KARL ROVE, FOX NEWS CONTRIBUTOR: Thanks for having me.
MACCALLUM: You wrote that piece which was eloquent and so well done after Kate Spade and Anthony Bourdain look at their own lives. And we talked about it a bit then. What do you think about that exchange with James Woods?
ROVE: Well, first of all, thank God the veteran had the courage inside himself to say I am contemplating this act. And bless James Woods for immediately jumping to -- he was a total stranger. But people who find themselves on the edge of taking their lives need to know that somebody cares, and that was a powerful message from James Woods.
So, it's Thanksgiving for both of them, I hope they both realize what a great thing has happened. The greatest gift we have is life, and to contemplate ending a life and to have someone help you realize what that would mean to so many people, really a great moment. God bless James Woods.
MACCALLUM: We had a guest on once who talks about suicide, he almost took his own life at one point and he said that of all the people that he spoke to who had also done what he had done, most of them said that they were so glad that they didn't succeed.
ROVE: Right.
MACCALLUM: Tell us about your mom.
ROVE: Well, my mother committed suicide. She had gone through a second marriage that was not good, and she had lost everything in life. She lost her home, she lost what little money she had. She came to a rough time in her life and, my sister, my little sister, who was very close to her, they had a meal and friends had rallied. And somebody said here is a place where you can live, and somebody said, well, I've got a used car you are welcome to have.
There is a feeling, you know, of optimism about being able to come out of this, and the next day, she committed suicide. And it's a reminder that this is, if you talk about it, and if you, if people are going through a rough patch like that or if they are abusing alcohol and drugs and the intense, sort of abrupt relationships where they are erratic and particularly aggressive, there are lots of signs of people who are contemplating this, and the best and talking about this.
A lot of people talk about it and nobody asked. But the most important thing we need to do is remove the stigma of saying I am in a very dark place and I need help. And my mother was not able to ask for help or seek help, but that was a different time.
I mean, today, perhaps she would not have died because somebody might have identified it. A lot of people can be help with their depression, their bipolar condition with drugs. But it's something that touches far more people than most Americans imagine.
After I wrote that piece in June, I cannot tell you for the next five or six weeks I'd be traveling through an airport and somebody would come up to me and say, thanks for writing about it. I had a suicide in my family. My brother committed suicide, my mother, my father.
And we, as a society, really need to focus on those because these are -- these are -- I mean, every life is precious. And the loss of life that we see in suicides, like veterans. Veterans commit suicide at about a rate half as large as the rest of America.
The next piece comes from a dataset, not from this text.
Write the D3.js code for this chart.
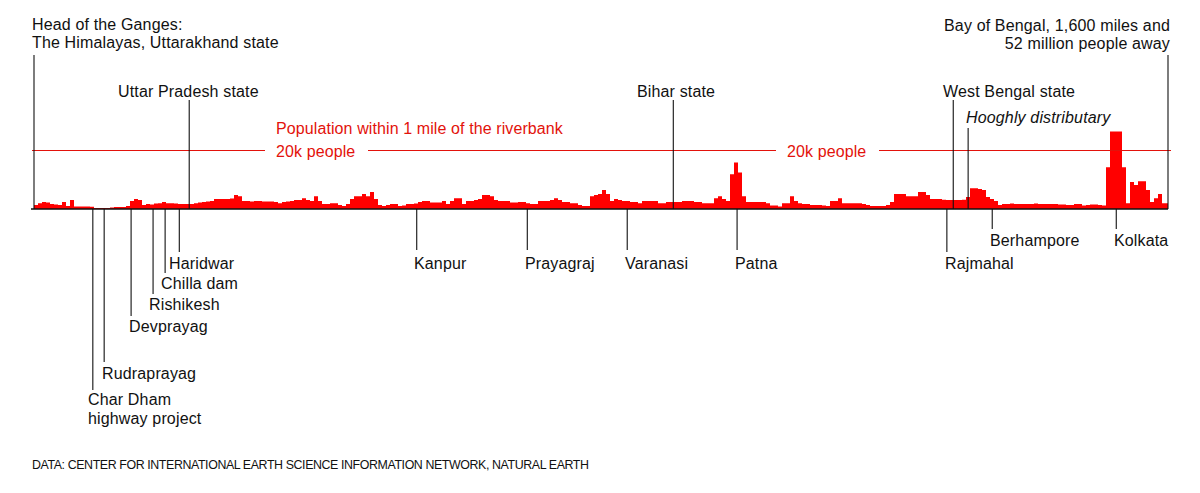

So, if people want to do something about it, the American Foundation for Suicide Prevention has an excellent web site. There is also great information on the web site of the National Suicide Lifeline. God bless James Woods. Happy Thanksgiving to him.
MACCALLUM: Karl, thanks for sharing your story with us tonight. Good to have you here. Good advice, good ways to get help. That's our “Story” for tonight. Have a good Thanksgiving, everyone. Tucker's up next.